Eric, you are funny! I tried out a completely new ISR with a separate timer that runs at 2 kHz. It went really really bad. hehe. I sampled the current in that ISR, still did the rolling average and even tried to do a rolling average for the throttle, just because I was messing around, and I wanted to see what would happen. Each second, it would be a pulse that was almost as if the motor was being shut down. It would drive normal for almost a second, and then that pulse again! Weird!
Good point about the usart stuff. That DEFINITELY doesn't belong in any ISR.

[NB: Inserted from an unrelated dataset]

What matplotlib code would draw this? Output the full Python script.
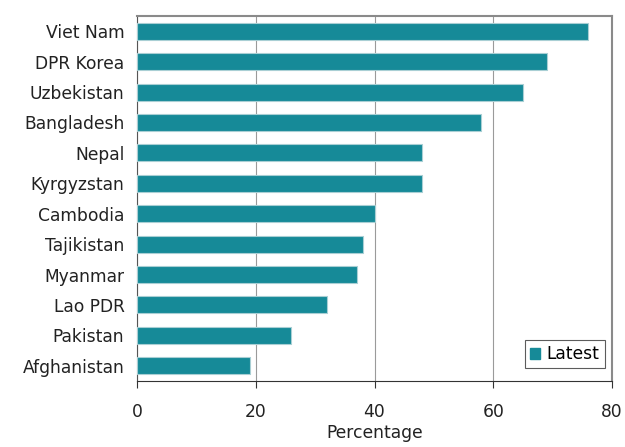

I think I need to sample the current during each pwm period, which is kind of bad because it eats up so much of the system resources. That's 2/3 of all computing time gone! But I guess it's worth it. Throttle is only needed at maybe 1kHz frequency or perhaps 500Hz. Maybe inside that ISR, I could take turns with current and throttle? Maybe skip a current sample every 16 times, to allow time for throttle? And then every 32000 times or so, skip both current and throttle to take temperature? Then, there should be 1/3 of the processing time avalailable for "other things..." Duh Duh Duhhhhhhh!
If I do throttle and temp outside, maybe that would be fine! Maybe just set a flag inside the ISR that says "timeToReadThrottle", and then I get to it when I get to it? I would have to disable the interrupts when I got to the throttle conversion moment so nothing weird would happen, but that's OK! I might try that! heck ya dude! You can't teach that, it's instinct! hahaha!
YO, STEINER! I think that would be really really helpful! I'll write out the directions for the etching and drill hole coordinates and drill hole diameters and etching width and who knows what!?